Case Study: After adopting DDP services, a furniture seller in Hangzhou reduced the time their team spent handling logistics and tax issues from 120 hours per month to less than 10 hours. The freed-up time was used to optimize product pages and customer service processes, resulting in a 22% increase in conversion rates and a 67% decrease in customer complaint rates within six months.

3.3 Risk Conversion: From Cost Center to Competitive Advantage

The value of DDP services lies not only in risk mitigation but also in transforming compliance into a competitive advantage in the market:

Compliance as a Moat: With European e-commerce platforms and consumers increasingly emphasizing compliance, DDP sellers enjoy higher account security and consumer trust. Platforms like Amazon tend to recommend and support compliant sellers.

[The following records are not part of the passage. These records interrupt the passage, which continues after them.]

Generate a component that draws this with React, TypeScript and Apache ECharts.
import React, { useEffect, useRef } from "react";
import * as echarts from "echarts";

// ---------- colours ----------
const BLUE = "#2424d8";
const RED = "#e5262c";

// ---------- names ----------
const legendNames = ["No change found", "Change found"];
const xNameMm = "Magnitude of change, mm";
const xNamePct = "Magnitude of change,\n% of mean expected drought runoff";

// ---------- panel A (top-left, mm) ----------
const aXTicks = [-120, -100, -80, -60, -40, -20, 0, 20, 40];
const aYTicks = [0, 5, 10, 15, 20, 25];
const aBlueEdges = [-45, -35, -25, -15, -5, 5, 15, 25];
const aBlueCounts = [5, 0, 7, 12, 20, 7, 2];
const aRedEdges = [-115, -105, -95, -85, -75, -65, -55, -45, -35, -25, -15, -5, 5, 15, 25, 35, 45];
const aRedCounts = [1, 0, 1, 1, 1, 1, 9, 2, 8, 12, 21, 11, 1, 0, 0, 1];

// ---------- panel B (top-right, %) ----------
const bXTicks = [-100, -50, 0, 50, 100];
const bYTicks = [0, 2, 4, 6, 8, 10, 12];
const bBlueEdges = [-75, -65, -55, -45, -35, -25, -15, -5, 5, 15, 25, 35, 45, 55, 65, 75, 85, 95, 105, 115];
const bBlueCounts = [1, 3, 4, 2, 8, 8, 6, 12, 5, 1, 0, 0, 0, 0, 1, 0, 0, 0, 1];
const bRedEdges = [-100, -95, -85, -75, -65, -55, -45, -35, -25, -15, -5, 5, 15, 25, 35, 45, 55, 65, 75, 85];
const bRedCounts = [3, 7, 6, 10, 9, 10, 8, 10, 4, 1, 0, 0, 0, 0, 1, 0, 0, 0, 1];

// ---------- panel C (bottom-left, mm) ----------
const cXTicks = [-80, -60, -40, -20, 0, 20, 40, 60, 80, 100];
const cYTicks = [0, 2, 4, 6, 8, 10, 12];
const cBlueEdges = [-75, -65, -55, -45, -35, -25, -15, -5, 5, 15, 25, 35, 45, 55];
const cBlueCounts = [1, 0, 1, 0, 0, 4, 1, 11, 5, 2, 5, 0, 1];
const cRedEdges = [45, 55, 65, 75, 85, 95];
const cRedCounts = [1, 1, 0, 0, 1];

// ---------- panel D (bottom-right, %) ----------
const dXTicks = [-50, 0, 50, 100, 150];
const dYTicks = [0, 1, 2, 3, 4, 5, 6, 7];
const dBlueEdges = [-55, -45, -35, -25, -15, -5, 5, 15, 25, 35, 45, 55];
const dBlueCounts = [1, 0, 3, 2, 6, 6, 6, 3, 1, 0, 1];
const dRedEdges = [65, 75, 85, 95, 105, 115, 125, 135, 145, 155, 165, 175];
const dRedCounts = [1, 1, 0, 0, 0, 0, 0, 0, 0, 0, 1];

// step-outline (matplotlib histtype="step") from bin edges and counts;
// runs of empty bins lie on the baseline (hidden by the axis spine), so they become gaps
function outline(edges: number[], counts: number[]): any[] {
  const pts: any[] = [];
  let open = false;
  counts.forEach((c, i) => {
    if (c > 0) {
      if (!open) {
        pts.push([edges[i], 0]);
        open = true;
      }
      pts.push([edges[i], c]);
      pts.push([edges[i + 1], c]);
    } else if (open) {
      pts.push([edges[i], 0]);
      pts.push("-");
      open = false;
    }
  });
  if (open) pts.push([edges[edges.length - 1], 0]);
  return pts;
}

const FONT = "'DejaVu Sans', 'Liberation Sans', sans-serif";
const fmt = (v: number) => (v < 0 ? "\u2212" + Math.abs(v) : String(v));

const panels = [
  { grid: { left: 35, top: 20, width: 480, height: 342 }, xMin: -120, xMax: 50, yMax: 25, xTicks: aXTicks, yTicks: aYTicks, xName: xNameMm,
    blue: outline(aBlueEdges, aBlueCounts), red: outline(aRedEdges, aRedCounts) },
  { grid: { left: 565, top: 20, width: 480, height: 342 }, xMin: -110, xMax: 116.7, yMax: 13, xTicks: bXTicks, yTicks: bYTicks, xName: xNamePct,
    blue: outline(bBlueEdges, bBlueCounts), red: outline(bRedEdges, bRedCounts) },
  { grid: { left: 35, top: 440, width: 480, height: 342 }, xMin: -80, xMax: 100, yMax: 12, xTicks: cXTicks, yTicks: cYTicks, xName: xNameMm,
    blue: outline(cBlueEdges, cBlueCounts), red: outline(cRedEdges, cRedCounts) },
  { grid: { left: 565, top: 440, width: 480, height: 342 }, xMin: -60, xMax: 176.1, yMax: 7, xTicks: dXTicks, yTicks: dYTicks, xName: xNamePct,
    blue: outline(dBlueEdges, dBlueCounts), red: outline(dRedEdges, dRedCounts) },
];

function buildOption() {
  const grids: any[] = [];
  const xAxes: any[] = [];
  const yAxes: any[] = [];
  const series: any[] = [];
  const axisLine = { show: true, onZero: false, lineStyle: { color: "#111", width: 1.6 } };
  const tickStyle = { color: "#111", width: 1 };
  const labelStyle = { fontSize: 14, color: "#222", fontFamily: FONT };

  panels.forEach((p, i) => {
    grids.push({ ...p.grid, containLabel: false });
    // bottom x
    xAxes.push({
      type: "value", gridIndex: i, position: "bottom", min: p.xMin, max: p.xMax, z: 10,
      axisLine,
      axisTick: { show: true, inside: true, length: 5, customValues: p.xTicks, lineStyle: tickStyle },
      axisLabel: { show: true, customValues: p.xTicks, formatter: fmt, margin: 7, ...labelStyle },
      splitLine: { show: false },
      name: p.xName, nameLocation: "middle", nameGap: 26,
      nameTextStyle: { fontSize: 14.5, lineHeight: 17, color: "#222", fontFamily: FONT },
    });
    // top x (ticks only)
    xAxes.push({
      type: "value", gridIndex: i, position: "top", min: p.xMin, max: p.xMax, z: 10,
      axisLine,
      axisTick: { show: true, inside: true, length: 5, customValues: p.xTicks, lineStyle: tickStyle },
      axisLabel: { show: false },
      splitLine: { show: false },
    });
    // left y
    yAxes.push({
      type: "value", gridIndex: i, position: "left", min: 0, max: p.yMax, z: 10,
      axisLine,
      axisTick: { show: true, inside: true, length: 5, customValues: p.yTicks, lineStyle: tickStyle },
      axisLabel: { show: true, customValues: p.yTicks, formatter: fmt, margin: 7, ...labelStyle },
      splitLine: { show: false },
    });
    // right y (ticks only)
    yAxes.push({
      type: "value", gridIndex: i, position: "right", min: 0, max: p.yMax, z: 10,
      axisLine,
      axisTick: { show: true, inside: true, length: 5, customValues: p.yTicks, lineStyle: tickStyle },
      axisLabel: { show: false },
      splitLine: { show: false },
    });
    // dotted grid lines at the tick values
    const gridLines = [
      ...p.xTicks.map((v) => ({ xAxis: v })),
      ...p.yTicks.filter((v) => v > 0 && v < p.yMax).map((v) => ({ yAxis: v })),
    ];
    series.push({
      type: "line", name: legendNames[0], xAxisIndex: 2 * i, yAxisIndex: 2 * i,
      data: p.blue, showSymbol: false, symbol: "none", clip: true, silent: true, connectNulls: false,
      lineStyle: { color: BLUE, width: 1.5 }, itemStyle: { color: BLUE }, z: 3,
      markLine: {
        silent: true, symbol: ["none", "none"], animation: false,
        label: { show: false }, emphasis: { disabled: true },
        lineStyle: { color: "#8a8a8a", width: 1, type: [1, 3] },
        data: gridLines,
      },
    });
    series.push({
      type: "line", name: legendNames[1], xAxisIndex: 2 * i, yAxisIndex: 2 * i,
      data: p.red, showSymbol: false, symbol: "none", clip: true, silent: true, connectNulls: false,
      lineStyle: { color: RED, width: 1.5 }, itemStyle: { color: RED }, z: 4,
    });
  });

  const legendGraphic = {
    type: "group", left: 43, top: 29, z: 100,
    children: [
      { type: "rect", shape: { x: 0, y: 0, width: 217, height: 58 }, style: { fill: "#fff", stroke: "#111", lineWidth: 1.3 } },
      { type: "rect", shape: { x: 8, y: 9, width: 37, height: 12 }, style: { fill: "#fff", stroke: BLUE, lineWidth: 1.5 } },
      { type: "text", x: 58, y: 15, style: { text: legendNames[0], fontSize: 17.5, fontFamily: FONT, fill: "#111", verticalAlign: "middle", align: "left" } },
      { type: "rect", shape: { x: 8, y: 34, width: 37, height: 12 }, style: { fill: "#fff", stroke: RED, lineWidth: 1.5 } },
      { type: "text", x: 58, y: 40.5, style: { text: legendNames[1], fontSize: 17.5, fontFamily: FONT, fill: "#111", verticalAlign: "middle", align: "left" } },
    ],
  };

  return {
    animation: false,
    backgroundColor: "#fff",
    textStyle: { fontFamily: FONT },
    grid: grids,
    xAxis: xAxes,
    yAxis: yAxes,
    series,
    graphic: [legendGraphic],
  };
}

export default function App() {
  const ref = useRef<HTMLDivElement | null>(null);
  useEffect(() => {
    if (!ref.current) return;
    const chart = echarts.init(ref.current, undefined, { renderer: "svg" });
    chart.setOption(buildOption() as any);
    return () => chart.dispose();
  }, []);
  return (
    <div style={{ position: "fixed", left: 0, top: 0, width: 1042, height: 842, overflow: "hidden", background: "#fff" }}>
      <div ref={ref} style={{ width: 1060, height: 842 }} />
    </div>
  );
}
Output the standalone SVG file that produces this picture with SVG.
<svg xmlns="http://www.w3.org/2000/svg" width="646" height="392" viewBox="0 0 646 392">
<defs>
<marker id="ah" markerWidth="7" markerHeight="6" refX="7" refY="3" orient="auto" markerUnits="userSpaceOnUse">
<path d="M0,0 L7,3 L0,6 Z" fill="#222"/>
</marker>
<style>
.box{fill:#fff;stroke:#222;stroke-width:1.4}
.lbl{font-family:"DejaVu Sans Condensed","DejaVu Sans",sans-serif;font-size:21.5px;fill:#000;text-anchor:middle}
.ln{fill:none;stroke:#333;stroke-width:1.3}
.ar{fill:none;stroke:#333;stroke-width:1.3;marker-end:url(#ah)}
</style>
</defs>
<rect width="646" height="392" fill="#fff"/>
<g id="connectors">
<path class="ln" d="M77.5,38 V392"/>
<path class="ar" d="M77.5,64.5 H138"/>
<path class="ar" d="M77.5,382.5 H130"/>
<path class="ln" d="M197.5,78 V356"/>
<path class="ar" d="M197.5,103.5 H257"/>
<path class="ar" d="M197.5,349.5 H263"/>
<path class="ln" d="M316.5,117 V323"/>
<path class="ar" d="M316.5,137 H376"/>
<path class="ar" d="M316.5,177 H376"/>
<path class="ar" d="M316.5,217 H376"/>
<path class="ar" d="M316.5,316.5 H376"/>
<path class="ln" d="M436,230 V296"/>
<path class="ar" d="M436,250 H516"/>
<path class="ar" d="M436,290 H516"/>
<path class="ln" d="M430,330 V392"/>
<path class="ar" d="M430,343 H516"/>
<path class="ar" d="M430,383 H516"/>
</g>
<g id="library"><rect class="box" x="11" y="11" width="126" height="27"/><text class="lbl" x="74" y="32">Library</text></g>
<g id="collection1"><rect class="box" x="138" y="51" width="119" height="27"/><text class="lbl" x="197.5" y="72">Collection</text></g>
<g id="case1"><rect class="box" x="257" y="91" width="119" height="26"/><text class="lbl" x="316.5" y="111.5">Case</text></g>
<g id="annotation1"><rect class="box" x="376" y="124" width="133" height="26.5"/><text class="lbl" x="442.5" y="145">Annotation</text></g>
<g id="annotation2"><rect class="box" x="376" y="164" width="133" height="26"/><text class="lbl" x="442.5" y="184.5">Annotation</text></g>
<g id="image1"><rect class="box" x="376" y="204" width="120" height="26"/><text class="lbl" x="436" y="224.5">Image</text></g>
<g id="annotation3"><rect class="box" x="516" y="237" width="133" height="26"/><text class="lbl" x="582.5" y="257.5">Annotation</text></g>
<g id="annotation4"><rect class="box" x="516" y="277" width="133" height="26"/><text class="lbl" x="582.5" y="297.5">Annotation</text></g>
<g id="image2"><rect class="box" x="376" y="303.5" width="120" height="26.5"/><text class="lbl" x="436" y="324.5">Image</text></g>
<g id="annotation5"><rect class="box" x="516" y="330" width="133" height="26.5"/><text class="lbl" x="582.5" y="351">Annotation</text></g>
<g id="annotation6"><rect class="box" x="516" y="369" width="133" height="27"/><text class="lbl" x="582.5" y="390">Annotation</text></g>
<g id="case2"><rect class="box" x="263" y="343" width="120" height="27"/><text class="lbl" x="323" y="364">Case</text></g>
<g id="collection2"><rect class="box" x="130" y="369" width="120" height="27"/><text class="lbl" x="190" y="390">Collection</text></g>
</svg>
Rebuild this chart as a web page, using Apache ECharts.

Implicit Enhancements in Customer Experience:

DDP Buyer Journey:
See ad → Click to buy → Pay total price → Wait for delivery → Happy unboxing → Leave positive review → Repeat purchase

Non-DDP Buyer Journey:
See ad → Click to buy → Pay for product → Wait for delivery → Receive customs bill from courier (unexpected!) → Pay additional fees → Unhappy unboxing → Potentially leave negative review → No repeat purchase

This difference in experience is directly reflected in key metrics: DDP sellers typically have a 30-50% higher repurchase rate and an average customer lifetime value increase of over 40% compared to non-DDP sellers.

Agility in Market Expansion: When you want to test the Dutch market, the traditional model requires you to research Dutch VAT, find a tax representative, and prepare registration materials—a process that takes at least 4-8 weeks. With DDP services, you can ship and test market response the following week. This agility is invaluable in the rapidly changing e-commerce environment.